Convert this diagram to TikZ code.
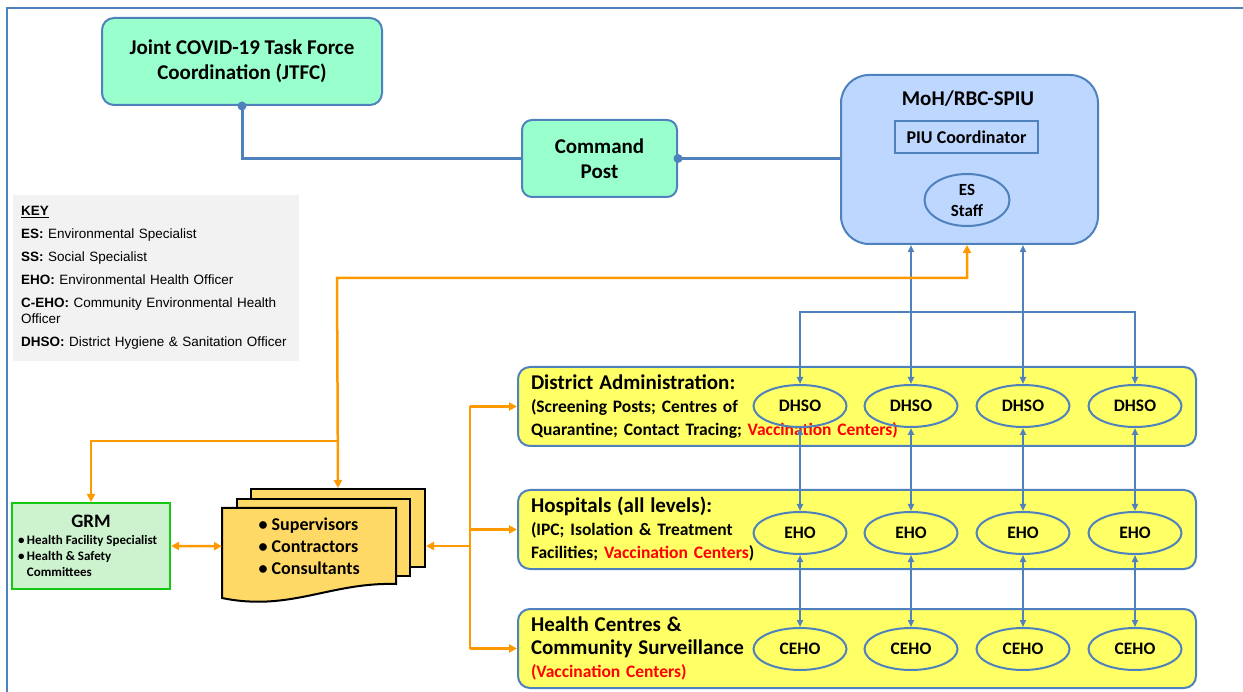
\documentclass[tikz,border=0pt]{standalone}
\usepackage{fontspec}
\setmainfont{Carlito}
\newfontfamily\keyfont{Liberation Sans}
\usetikzlibrary{shapes.geometric,arrows.meta}
\frenchspacing

\definecolor{lineblue}{RGB}{79,129,189}
\definecolor{mint}{RGB}{153,255,204}
\definecolor{mohblue}{RGB}{190,215,255}
\definecolor{keygray}{RGB}{242,242,242}
\definecolor{grmfill}{RGB}{204,242,206}
\definecolor{grmgreen}{RGB}{20,200,20}
\definecolor{docyellow}{RGB}{255,217,102}
\definecolor{boxyellow}{RGB}{255,255,102}
\definecolor{lineorange}{RGB}{255,153,0}

\begin{document}
\begin{tikzpicture}[x=1pt,y=-1pt,
  box/.style={draw=lineblue, line width=2pt, fill=mint, rounded corners=12pt, align=center,
    font=\bfseries\fontsize{21}{25}\selectfont},
  ybox/.style={draw=lineblue, line width=2pt, fill=boxyellow, rounded corners=12pt, anchor=north west,
    minimum width=678pt, minimum height=79pt, text width=652pt, inner xsep=13pt, align=left,
    font=\bfseries\fontsize{17.5}{23}\selectfont},
  officer/.style={ellipse, draw=lineblue, line width=2pt, minimum width=93pt, minimum height=42pt,
    inner sep=0pt, font=\bfseries\fontsize{17.5}{20}\selectfont},
  page/.style={draw=black, line width=2pt, fill=docyellow, anchor=north west},
  bline/.style={draw=lineblue, line width=2pt, >={Triangle[length=7pt,width=6pt]}},
  oline/.style={draw=lineorange, line width=2.5pt, >={Triangle[length=8pt,width=8pt]}}]
  \useasboundingbox (0,0) rectangle (1243,692);
  \draw[lineblue, line width=1.2pt] (7,692) |- (1243,8);

  \node[box, minimum width=280pt, minimum height=87pt] (jtfc) at (242,61.5) {Joint COVID-19 Task Force\\Coordination (JTFC)};
  \node[box, rounded corners=10pt, minimum width=155pt, minimum height=77pt] (cmd) at (599.5,158.5) {Command\\Post};
  \node[draw=lineblue, line width=2pt, fill=mohblue, rounded corners=28pt, minimum width=257pt,
    minimum height=169pt, anchor=north west] (moh) at (840,74) {};
  \node[font=\bfseries\fontsize{21}{24}\selectfont] (mohtitle) at (968,99) {MoH/RBC-SPIU};
  \node[draw=lineblue, line width=2pt, minimum width=143pt, minimum height=32pt,
    font=\bfseries\fontsize{18}{20}\selectfont] (piu) at (966.5,137) {PIU Coordinator};
  \node[ellipse, draw=lineblue, line width=2pt, minimum width=85pt, minimum height=52pt, inner sep=0pt,
    align=center, font=\bfseries\fontsize{17}{21}\selectfont] (es) at (967,200) {ES\\Staff};

  \draw[lineblue, line width=3pt] (jtfc.south) |- (cmd.west);
  \draw[lineblue, line width=3pt] (cmd.east) -- (cmd.east -| moh.west);
  \fill[lineblue] (jtfc.south) circle (4.5);
  \fill[lineblue] (cmd.east) circle (4.5);

  \node[fill=keygray, anchor=north west, text width=270pt, minimum height=166pt, inner sep=8pt, align=left,
    font=\keyfont\fontsize{13.5}{16}\selectfont] (key) at (13,195)
    {\textbf{\underline{KEY}}\\[7pt]
     \textbf{ES:} Environmental Specialist\\[7pt]
     \textbf{SS:} Social Specialist\\[7pt]
     \textbf{EHO:} Environmental Health Officer\\[7pt]
     \textbf{C-EHO:} Community Environmental Health\\Officer\\[7pt]
     \textbf{DHSO:} District Hygiene \& Sanitation Officer};

  \node[ybox] (da) at (517,366) {{\fontsize{21}{23}\selectfont District Administration:}\\
    (Screening Posts; Centres of\\
    Quarantine; Contact Tracing; \textcolor{red}{Vaccination Centers)}};
  \node[ybox] (hosp) at (517,489) {{\fontsize{21}{23}\selectfont Hospitals (all levels):}\\
    (IPC; Isolation \& Treatment\\
    Facilities; \textcolor{red}{Vaccination Centers})};
  \node[ybox] (hc) at (517,608) {{\fontsize{21}{23}\selectfont Health Centres \&}\\
    {\fontsize{21}{23}\selectfont Community Surveillance}\\
    \textcolor{red}{(Vaccination Centers)}};

  \foreach \x [count=\i] in {800,911,1023,1135} {
    \node[officer] (d\i) at (\x,406) {DHSO};
    \node[officer] (e\i) at (\x,533) {EHO};
    \node[officer] (c\i) at (\x,649) {CEHO};
  }
  \coordinate (bbus) at (800,312);
  \draw[bline,<->] (moh.south -| d2) -- (d2.north);
  \draw[bline,<->] (moh.south -| d3) -- (d3.north);
  \draw[bline,<->] (d1.north) -- (d1.north |- bbus) -| (d4.north);
  \foreach \i in {1,...,4} {
    \draw[bline,<->] (d\i.south) -- (e\i.north);
    \draw[bline,<->] (e\i.south) -- (c\i.north);
  }

  \node[draw=grmgreen, line width=2pt, fill=grmfill, minimum width=158pt, minimum height=86pt, inner sep=2pt,
    align=center, font=\bfseries\fontsize{13}{17}\selectfont] (grm) at (91,546)
    {{\fontsize{19}{20}\selectfont GRM}\\
     \parbox[t]{146pt}{\fontsize{13}{16}\selectfont
       \makebox[9pt][l]{\textbullet}Health Facility Specialist\\
       \makebox[9pt][l]{\textbullet}Health \& Safety\\
       \hspace*{9pt}Committees}};

  \node[page, minimum width=174pt, minimum height=78pt] (docback) at (250,488) {};
  \node[page, minimum width=173pt, minimum height=77pt] (docmid) at (236,498) {};
  \draw[line width=2pt, fill=docyellow] (222,508) -- (396,508) -- (396,584)
    .. controls (330,582) and (290,612) .. (222,598) -- cycle;
  \node[anchor=north west, minimum width=174pt, minimum height=76pt, align=left,
    font=\bfseries\fontsize{18}{22}\selectfont] (docs) at (222,508)
    {\textbullet\ Supervisors\\\textbullet\ Contractors\\\textbullet\ Consultants};

  \coordinate (otop) at (337,278);
  \coordinate (ofork) at (337,441);
  \coordinate (obus) at (470,546);
  \draw[oline,<->] (es |- moh.south) |- (otop) -- (docback.north);
  \draw[oline,->] (ofork) -| (grm.north);
  \draw[oline,<->] (grm.east) -- (docs.west);
  \draw[oline,->] (obus) -- (docback.east |- obus);
  \draw[oline] (obus |- da.west) -- (obus |- hc.west);
  \foreach \b in {da,hosp,hc}
    \draw[oline,->] (obus |- \b.west) -- (\b.west);
\end{tikzpicture}
\end{document}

- The exercise -
Copy each line in full and exactly, omitting any picture.

- Solution for this exercise -
Convert this diagram to TikZ code.
\documentclass[tikz,border=0pt]{standalone}
\usepackage{fontspec}
\setmainfont{Carlito}
\newfontfamily\keyfont{Liberation Sans}
\usetikzlibrary{shapes.geometric,arrows.meta}
\frenchspacing

\definecolor{lineblue}{RGB}{79,129,189}
\definecolor{mint}{RGB}{153,255,204}
\definecolor{mohblue}{RGB}{190,215,255}
\definecolor{keygray}{RGB}{242,242,242}
\definecolor{grmfill}{RGB}{204,242,206}
\definecolor{grmgreen}{RGB}{20,200,20}
\definecolor{docyellow}{RGB}{255,217,102}
\definecolor{boxyellow}{RGB}{255,255,102}
\definecolor{lineorange}{RGB}{255,153,0}

\begin{document}
\begin{tikzpicture}[x=1pt,y=-1pt,
  box/.style={draw=lineblue, line width=2pt, fill=mint, rounded corners=12pt, align=center,
    font=\bfseries\fontsize{21}{25}\selectfont},
  ybox/.style={draw=lineblue, line width=2pt, fill=boxyellow, rounded corners=12pt, anchor=north west,
    minimum width=678pt, minimum height=79pt, text width=652pt, inner xsep=13pt, align=left,
    font=\bfseries\fontsize{17.5}{23}\selectfont},
  officer/.style={ellipse, draw=lineblue, line width=2pt, minimum width=93pt, minimum height=42pt,
    inner sep=0pt, font=\bfseries\fontsize{17.5}{20}\selectfont},
  page/.style={draw=black, line width=2pt, fill=docyellow, anchor=north west},
  bline/.style={draw=lineblue, line width=2pt, >={Triangle[length=7pt,width=6pt]}},
  oline/.style={draw=lineorange, line width=2.5pt, >={Triangle[length=8pt,width=8pt]}}]
  \useasboundingbox (0,0) rectangle (1243,692);
  \draw[lineblue, line width=1.2pt] (7,692) |- (1243,8);

  \node[box, minimum width=280pt, minimum height=87pt] (jtfc) at (242,61.5) {Joint COVID-19 Task Force\\Coordination (JTFC)};
  \node[box, rounded corners=10pt, minimum width=155pt, minimum height=77pt] (cmd) at (599.5,158.5) {Command\\Post};
  \node[draw=lineblue, line width=2pt, fill=mohblue, rounded corners=28pt, minimum width=257pt,
    minimum height=169pt, anchor=north west] (moh) at (840,74) {};
  \node[font=\bfseries\fontsize{21}{24}\selectfont] (mohtitle) at (968,99) {MoH/RBC-SPIU};
  \node[draw=lineblue, line width=2pt, minimum width=143pt, minimum height=32pt,
    font=\bfseries\fontsize{18}{20}\selectfont] (piu) at (966.5,137) {PIU Coordinator};
  \node[ellipse, draw=lineblue, line width=2pt, minimum width=85pt, minimum height=52pt, inner sep=0pt,
    align=center, font=\bfseries\fontsize{17}{21}\selectfont] (es) at (967,200) {ES\\Staff};

  \draw[lineblue, line width=3pt] (jtfc.south) |- (cmd.west);
  \draw[lineblue, line width=3pt] (cmd.east) -- (cmd.east -| moh.west);
  \fill[lineblue] (jtfc.south) circle (4.5);
  \fill[lineblue] (cmd.east) circle (4.5);

  \node[fill=keygray, anchor=north west, text width=270pt, minimum height=166pt, inner sep=8pt, align=left,
    font=\keyfont\fontsize{13.5}{16}\selectfont] (key) at (13,195)
    {\textbf{\underline{KEY}}\\[7pt]
     \textbf{ES:} Environmental Specialist\\[7pt]
     \textbf{SS:} Social Specialist\\[7pt]
     \textbf{EHO:} Environmental Health Officer\\[7pt]
     \textbf{C-EHO:} Community Environmental Health\\Officer\\[7pt]
     \textbf{DHSO:} District Hygiene \& Sanitation Officer};

  \node[ybox] (da) at (517,366) {{\fontsize{21}{23}\selectfont District Administration:}\\
    (Screening Posts; Centres of\\
    Quarantine; Contact Tracing; \textcolor{red}{Vaccination Centers)}};
  \node[ybox] (hosp) at (517,489) {{\fontsize{21}{23}\selectfont Hospitals (all levels):}\\
    (IPC; Isolation \& Treatment\\
    Facilities; \textcolor{red}{Vaccination Centers})};
  \node[ybox] (hc) at (517,608) {{\fontsize{21}{23}\selectfont Health Centres \&}\\
    {\fontsize{21}{23}\selectfont Community Surveillance}\\
    \textcolor{red}{(Vaccination Centers)}};

  \foreach \x [count=\i] in {800,911,1023,1135} {
    \node[officer] (d\i) at (\x,406) {DHSO};
    \node[officer] (e\i) at (\x,533) {EHO};
    \node[officer] (c\i) at (\x,649) {CEHO};
  }
  \coordinate (bbus) at (800,312);
  \draw[bline,<->] (moh.south -| d2) -- (d2.north);
  \draw[bline,<->] (moh.south -| d3) -- (d3.north);
  \draw[bline,<->] (d1.north) -- (d1.north |- bbus) -| (d4.north);
  \foreach \i in {1,...,4} {
    \draw[bline,<->] (d\i.south) -- (e\i.north);
    \draw[bline,<->] (e\i.south) -- (c\i.north);
  }

  \node[draw=grmgreen, line width=2pt, fill=grmfill, minimum width=158pt, minimum height=86pt, inner sep=2pt,
    align=center, font=\bfseries\fontsize{13}{17}\selectfont] (grm) at (91,546)
    {{\fontsize{19}{20}\selectfont GRM}\\
     \parbox[t]{146pt}{\fontsize{13}{16}\selectfont
       \makebox[9pt][l]{\textbullet}Health Facility Specialist\\
       \makebox[9pt][l]{\textbullet}Health \& Safety\\
       \hspace*{9pt}Committees}};

  \node[page, minimum width=174pt, minimum height=78pt] (docback) at (250,488) {};
  \node[page, minimum width=173pt, minimum height=77pt] (docmid) at (236,498) {};
  \draw[line width=2pt, fill=docyellow] (222,508) -- (396,508) -- (396,584)
    .. controls (330,582) and (290,612) .. (222,598) -- cycle;
  \node[anchor=north west, minimum width=174pt, minimum height=76pt, align=left,
    font=\bfseries\fontsize{18}{22}\selectfont] (docs) at (222,508)
    {\textbullet\ Supervisors\\\textbullet\ Contractors\\\textbullet\ Consultants};

  \coordinate (otop) at (337,278);
  \coordinate (ofork) at (337,441);
  \coordinate (obus) at (470,546);
  \draw[oline,<->] (es |- moh.south) |- (otop) -- (docback.north);
  \draw[oline,->] (ofork) -| (grm.north);
  \draw[oline,<->] (grm.east) -- (docs.west);
  \draw[oline,->] (obus) -- (docback.east |- obus);
  \draw[oline] (obus |- da.west) -- (obus |- hc.west);
  \foreach \b in {da,hosp,hc}
    \draw[oline,->] (obus |- \b.west) -- (\b.west);
\end{tikzpicture}
\end{document}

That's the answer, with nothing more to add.